── PROVIDED DATA ──
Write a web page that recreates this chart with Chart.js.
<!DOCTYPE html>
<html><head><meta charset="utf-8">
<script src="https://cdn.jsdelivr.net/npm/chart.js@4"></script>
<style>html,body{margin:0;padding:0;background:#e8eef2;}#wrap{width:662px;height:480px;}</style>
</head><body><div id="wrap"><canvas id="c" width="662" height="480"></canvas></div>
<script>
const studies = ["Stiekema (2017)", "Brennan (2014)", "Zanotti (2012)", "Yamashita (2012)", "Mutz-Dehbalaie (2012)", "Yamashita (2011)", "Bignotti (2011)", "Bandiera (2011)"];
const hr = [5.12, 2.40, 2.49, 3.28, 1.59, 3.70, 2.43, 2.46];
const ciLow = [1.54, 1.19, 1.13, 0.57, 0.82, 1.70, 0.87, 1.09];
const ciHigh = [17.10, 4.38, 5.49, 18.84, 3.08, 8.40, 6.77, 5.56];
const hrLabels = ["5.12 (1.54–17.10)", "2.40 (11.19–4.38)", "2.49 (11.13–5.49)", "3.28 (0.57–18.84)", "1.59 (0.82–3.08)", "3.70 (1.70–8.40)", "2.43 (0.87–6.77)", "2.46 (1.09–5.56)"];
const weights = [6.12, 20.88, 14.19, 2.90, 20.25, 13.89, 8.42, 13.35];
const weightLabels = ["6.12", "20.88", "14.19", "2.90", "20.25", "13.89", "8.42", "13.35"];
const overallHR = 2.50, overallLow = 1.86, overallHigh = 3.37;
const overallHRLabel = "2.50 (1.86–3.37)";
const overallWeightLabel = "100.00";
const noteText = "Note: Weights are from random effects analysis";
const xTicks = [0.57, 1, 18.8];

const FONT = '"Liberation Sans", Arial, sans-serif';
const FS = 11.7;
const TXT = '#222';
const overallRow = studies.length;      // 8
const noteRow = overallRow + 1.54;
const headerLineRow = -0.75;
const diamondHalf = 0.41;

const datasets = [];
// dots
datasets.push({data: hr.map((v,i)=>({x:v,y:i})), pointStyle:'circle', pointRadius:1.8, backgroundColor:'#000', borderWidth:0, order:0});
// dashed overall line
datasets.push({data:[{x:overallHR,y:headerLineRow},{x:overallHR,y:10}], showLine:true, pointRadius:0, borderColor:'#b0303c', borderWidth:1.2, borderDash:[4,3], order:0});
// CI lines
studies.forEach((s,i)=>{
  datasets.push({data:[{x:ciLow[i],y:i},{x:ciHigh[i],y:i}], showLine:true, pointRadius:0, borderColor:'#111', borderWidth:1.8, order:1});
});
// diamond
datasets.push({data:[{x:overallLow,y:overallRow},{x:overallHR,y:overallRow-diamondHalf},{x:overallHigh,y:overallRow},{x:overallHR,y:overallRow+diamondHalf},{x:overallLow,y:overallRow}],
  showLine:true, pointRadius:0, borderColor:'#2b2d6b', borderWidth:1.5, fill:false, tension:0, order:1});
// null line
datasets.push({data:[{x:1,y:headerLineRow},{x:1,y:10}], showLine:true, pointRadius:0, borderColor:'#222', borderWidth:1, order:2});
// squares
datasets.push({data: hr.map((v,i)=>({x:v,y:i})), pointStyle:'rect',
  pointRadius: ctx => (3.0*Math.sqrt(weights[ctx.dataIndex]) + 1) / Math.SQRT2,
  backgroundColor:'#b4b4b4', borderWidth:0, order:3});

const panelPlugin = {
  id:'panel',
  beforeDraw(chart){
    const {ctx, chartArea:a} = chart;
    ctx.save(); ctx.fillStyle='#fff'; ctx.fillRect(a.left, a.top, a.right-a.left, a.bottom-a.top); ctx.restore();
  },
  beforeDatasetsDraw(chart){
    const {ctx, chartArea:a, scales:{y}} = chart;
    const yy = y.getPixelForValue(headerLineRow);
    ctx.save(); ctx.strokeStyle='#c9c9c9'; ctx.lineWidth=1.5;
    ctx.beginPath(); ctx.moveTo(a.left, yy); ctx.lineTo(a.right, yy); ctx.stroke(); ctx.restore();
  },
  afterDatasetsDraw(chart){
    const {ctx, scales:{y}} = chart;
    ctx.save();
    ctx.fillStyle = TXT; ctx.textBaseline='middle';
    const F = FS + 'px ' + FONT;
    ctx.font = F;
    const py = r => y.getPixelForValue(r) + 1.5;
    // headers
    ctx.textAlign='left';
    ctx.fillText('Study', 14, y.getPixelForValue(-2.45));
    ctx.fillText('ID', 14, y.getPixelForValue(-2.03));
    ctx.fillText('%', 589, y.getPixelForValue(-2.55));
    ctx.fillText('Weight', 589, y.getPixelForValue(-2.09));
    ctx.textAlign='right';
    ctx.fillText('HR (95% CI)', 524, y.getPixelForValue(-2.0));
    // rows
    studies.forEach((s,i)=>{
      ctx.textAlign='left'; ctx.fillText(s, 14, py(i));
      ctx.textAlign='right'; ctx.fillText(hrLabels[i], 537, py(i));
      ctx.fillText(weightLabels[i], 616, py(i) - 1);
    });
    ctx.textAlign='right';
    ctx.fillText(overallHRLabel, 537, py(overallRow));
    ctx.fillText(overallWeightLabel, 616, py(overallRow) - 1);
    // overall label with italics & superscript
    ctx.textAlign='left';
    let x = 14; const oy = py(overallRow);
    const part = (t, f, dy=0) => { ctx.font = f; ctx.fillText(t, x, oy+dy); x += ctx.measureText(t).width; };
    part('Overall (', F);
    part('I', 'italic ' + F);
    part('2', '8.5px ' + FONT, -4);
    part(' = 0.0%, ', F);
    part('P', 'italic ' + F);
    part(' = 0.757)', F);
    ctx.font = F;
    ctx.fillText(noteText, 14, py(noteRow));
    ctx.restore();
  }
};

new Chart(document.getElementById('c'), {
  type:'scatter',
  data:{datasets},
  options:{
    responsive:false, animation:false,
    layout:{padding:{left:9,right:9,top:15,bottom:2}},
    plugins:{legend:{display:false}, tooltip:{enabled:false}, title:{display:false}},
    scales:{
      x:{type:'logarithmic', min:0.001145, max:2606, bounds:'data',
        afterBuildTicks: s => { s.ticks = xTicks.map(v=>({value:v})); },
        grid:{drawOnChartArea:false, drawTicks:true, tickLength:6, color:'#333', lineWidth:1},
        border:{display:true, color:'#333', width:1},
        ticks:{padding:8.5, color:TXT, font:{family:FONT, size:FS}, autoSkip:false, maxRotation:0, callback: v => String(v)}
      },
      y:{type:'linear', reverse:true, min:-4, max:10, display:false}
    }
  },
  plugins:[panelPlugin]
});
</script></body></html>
───
── PROVIDED DATA ──
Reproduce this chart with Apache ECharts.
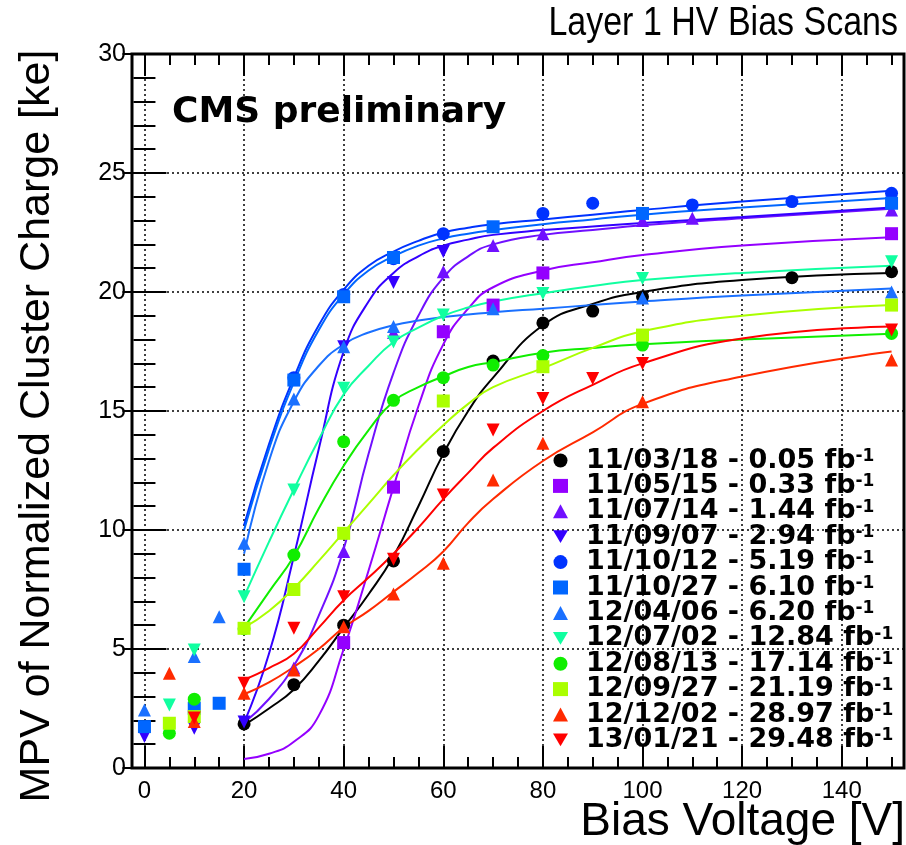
───
*EXERCISE DETAILS*. What do the lines above say from the one containing "Write a web" down to the one containing "const xTicks = [0.57, 1, 18.8];"? Return them exactly, both end lines included, and only them.

*FINAL RESULT*.
Write a web page that recreates this chart with Chart.js.
<!DOCTYPE html>
<html><head><meta charset="utf-8">
<script src="https://cdn.jsdelivr.net/npm/chart.js@4"></script>
<style>html,body{margin:0;padding:0;background:#e8eef2;}#wrap{width:662px;height:480px;}</style>
</head><body><div id="wrap"><canvas id="c" width="662" height="480"></canvas></div>
<script>
const studies = ["Stiekema (2017)", "Brennan (2014)", "Zanotti (2012)", "Yamashita (2012)", "Mutz-Dehbalaie (2012)", "Yamashita (2011)", "Bignotti (2011)", "Bandiera (2011)"];
const hr = [5.12, 2.40, 2.49, 3.28, 1.59, 3.70, 2.43, 2.46];
const ciLow = [1.54, 1.19, 1.13, 0.57, 0.82, 1.70, 0.87, 1.09];
const ciHigh = [17.10, 4.38, 5.49, 18.84, 3.08, 8.40, 6.77, 5.56];
const hrLabels = ["5.12 (1.54–17.10)", "2.40 (11.19–4.38)", "2.49 (11.13–5.49)", "3.28 (0.57–18.84)", "1.59 (0.82–3.08)", "3.70 (1.70–8.40)", "2.43 (0.87–6.77)", "2.46 (1.09–5.56)"];
const weights = [6.12, 20.88, 14.19, 2.90, 20.25, 13.89, 8.42, 13.35];
const weightLabels = ["6.12", "20.88", "14.19", "2.90", "20.25", "13.89", "8.42", "13.35"];
const overallHR = 2.50, overallLow = 1.86, overallHigh = 3.37;
const overallHRLabel = "2.50 (1.86–3.37)";
const overallWeightLabel = "100.00";
const noteText = "Note: Weights are from random effects analysis";
const xTicks = [0.57, 1, 18.8];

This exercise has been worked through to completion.